## Work to complete:
Restate the whole of the material. Keep every word, and drop the pictures.

## Data supplied:
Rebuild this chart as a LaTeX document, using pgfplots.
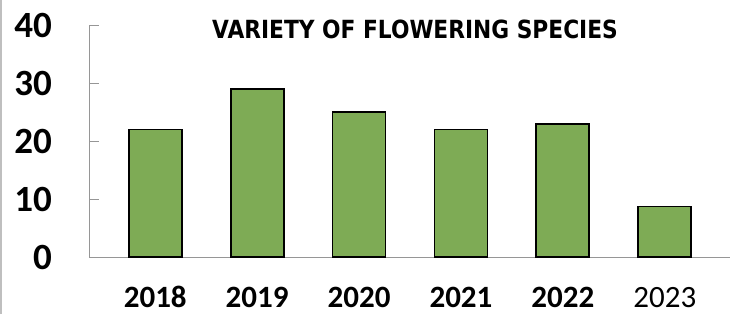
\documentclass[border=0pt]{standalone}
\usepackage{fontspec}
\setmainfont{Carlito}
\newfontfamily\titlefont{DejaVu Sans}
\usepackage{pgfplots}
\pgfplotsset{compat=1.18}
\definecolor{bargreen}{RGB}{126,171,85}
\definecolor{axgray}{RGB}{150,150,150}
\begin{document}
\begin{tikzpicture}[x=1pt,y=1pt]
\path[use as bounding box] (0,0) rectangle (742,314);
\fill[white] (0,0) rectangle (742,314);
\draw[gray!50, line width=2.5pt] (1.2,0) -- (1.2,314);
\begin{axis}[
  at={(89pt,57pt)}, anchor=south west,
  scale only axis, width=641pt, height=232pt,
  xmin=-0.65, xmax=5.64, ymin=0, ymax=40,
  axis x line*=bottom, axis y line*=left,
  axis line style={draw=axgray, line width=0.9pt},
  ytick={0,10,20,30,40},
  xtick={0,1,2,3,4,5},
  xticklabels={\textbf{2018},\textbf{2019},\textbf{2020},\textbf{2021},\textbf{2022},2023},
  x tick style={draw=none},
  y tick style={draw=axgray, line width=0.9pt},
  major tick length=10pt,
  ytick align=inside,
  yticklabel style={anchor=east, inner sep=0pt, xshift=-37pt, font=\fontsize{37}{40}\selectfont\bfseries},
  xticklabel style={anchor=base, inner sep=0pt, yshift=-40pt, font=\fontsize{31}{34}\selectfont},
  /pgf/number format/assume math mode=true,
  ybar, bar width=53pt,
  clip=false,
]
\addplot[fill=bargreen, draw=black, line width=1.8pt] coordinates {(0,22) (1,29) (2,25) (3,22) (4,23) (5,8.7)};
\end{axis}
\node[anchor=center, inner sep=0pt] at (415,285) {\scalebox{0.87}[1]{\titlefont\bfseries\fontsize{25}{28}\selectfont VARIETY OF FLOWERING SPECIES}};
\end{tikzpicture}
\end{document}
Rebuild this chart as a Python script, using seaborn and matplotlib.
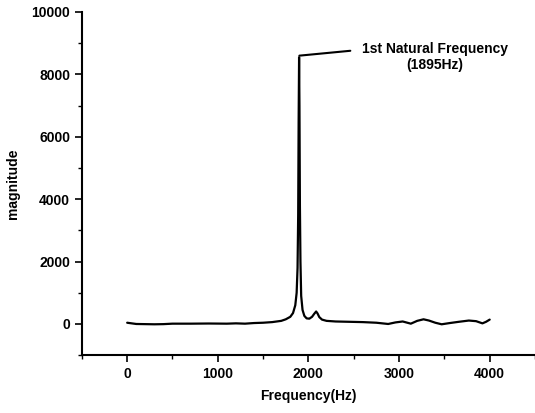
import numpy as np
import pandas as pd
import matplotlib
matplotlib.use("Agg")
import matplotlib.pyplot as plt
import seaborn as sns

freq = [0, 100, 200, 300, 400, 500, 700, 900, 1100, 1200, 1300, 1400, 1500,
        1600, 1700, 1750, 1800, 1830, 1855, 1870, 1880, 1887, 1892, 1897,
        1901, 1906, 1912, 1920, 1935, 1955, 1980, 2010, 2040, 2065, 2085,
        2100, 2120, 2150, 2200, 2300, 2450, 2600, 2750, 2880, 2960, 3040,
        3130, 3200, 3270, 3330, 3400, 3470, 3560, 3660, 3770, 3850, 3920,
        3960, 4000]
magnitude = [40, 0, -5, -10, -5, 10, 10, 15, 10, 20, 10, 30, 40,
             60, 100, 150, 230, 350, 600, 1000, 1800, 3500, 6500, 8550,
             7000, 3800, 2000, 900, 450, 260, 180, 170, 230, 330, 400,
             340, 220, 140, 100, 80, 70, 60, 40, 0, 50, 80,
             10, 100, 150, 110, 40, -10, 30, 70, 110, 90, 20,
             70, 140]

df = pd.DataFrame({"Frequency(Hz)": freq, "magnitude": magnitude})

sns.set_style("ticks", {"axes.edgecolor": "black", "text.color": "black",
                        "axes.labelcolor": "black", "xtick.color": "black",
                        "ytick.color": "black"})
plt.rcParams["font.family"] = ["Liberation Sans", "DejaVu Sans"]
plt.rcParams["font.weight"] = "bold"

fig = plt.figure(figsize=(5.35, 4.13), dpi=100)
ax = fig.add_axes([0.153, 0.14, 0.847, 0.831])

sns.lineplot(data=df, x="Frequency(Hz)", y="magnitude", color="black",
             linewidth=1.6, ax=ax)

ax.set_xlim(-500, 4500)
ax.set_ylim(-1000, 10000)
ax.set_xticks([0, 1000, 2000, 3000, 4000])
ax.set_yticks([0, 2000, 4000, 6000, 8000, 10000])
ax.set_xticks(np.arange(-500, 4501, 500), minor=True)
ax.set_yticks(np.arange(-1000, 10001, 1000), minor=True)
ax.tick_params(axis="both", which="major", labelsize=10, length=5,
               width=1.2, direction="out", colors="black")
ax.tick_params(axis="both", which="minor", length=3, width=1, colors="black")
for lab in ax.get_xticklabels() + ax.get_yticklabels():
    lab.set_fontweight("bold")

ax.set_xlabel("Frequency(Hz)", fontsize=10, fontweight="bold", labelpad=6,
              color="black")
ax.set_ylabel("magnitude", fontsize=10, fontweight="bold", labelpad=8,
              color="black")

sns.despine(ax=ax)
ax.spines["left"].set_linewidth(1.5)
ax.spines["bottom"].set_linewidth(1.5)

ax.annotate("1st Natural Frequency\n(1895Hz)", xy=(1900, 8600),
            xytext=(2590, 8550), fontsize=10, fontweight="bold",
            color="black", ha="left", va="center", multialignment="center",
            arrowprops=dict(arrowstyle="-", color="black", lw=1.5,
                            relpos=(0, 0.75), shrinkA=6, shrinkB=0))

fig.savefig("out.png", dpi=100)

## Solution to this exercise:
Rebuild this chart as a LaTeX document, using pgfplots.
\documentclass[border=0pt]{standalone}
\usepackage{fontspec}
\setmainfont{Carlito}
\newfontfamily\titlefont{DejaVu Sans}
\usepackage{pgfplots}
\pgfplotsset{compat=1.18}
\definecolor{bargreen}{RGB}{126,171,85}
\definecolor{axgray}{RGB}{150,150,150}
\begin{document}
\begin{tikzpicture}[x=1pt,y=1pt]
\path[use as bounding box] (0,0) rectangle (742,314);
\fill[white] (0,0) rectangle (742,314);
\draw[gray!50, line width=2.5pt] (1.2,0) -- (1.2,314);
\begin{axis}[
  at={(89pt,57pt)}, anchor=south west,
  scale only axis, width=641pt, height=232pt,
  xmin=-0.65, xmax=5.64, ymin=0, ymax=40,
  axis x line*=bottom, axis y line*=left,
  axis line style={draw=axgray, line width=0.9pt},
  ytick={0,10,20,30,40},
  xtick={0,1,2,3,4,5},
  xticklabels={\textbf{2018},\textbf{2019},\textbf{2020},\textbf{2021},\textbf{2022},2023},
  x tick style={draw=none},
  y tick style={draw=axgray, line width=0.9pt},
  major tick length=10pt,
  ytick align=inside,
  yticklabel style={anchor=east, inner sep=0pt, xshift=-37pt, font=\fontsize{37}{40}\selectfont\bfseries},
  xticklabel style={anchor=base, inner sep=0pt, yshift=-40pt, font=\fontsize{31}{34}\selectfont},
  /pgf/number format/assume math mode=true,
  ybar, bar width=53pt,
  clip=false,
]
\addplot[fill=bargreen, draw=black, line width=1.8pt] coordinates {(0,22) (1,29) (2,25) (3,22) (4,23) (5,8.7)};
\end{axis}
\node[anchor=center, inner sep=0pt] at (415,285) {\scalebox{0.87}[1]{\titlefont\bfseries\fontsize{25}{28}\selectfont VARIETY OF FLOWERING SPECIES}};
\end{tikzpicture}
\end{document}
Rebuild this chart as a Python script, using seaborn and matplotlib.
import numpy as np
import pandas as pd
import matplotlib
matplotlib.use("Agg")
import matplotlib.pyplot as plt
import seaborn as sns

freq = [0, 100, 200, 300, 400, 500, 700, 900, 1100, 1200, 1300, 1400, 1500,
        1600, 1700, 1750, 1800, 1830, 1855, 1870, 1880, 1887, 1892, 1897,
        1901, 1906, 1912, 1920, 1935, 1955, 1980, 2010, 2040, 2065, 2085,
        2100, 2120, 2150, 2200, 2300, 2450, 2600, 2750, 2880, 2960, 3040,
        3130, 3200, 3270, 3330, 3400, 3470, 3560, 3660, 3770, 3850, 3920,
        3960, 4000]
magnitude = [40, 0, -5, -10, -5, 10, 10, 15, 10, 20, 10, 30, 40,
             60, 100, 150, 230, 350, 600, 1000, 1800, 3500, 6500, 8550,
             7000, 3800, 2000, 900, 450, 260, 180, 170, 230, 330, 400,
             340, 220, 140, 100, 80, 70, 60, 40, 0, 50, 80,
             10, 100, 150, 110, 40, -10, 30, 70, 110, 90, 20,
             70, 140]

df = pd.DataFrame({"Frequency(Hz)": freq, "magnitude": magnitude})

sns.set_style("ticks", {"axes.edgecolor": "black", "text.color": "black",
                        "axes.labelcolor": "black", "xtick.color": "black",
                        "ytick.color": "black"})
plt.rcParams["font.family"] = ["Liberation Sans", "DejaVu Sans"]
plt.rcParams["font.weight"] = "bold"

fig = plt.figure(figsize=(5.35, 4.13), dpi=100)
ax = fig.add_axes([0.153, 0.14, 0.847, 0.831])

sns.lineplot(data=df, x="Frequency(Hz)", y="magnitude", color="black",
             linewidth=1.6, ax=ax)

ax.set_xlim(-500, 4500)
ax.set_ylim(-1000, 10000)
ax.set_xticks([0, 1000, 2000, 3000, 4000])
ax.set_yticks([0, 2000, 4000, 6000, 8000, 10000])
ax.set_xticks(np.arange(-500, 4501, 500), minor=True)
ax.set_yticks(np.arange(-1000, 10001, 1000), minor=True)
ax.tick_params(axis="both", which="major", labelsize=10, length=5,
               width=1.2, direction="out", colors="black")
ax.tick_params(axis="both", which="minor", length=3, width=1, colors="black")
for lab in ax.get_xticklabels() + ax.get_yticklabels():
    lab.set_fontweight("bold")

ax.set_xlabel("Frequency(Hz)", fontsize=10, fontweight="bold", labelpad=6,
              color="black")
ax.set_ylabel("magnitude", fontsize=10, fontweight="bold", labelpad=8,
              color="black")

sns.despine(ax=ax)
ax.spines["left"].set_linewidth(1.5)
ax.spines["bottom"].set_linewidth(1.5)

ax.annotate("1st Natural Frequency\n(1895Hz)", xy=(1900, 8600),
            xytext=(2590, 8550), fontsize=10, fontweight="bold",
            color="black", ha="left", va="center", multialignment="center",
            arrowprops=dict(arrowstyle="-", color="black", lw=1.5,
                            relpos=(0, 0.75), shrinkA=6, shrinkB=0))

fig.savefig("out.png", dpi=100)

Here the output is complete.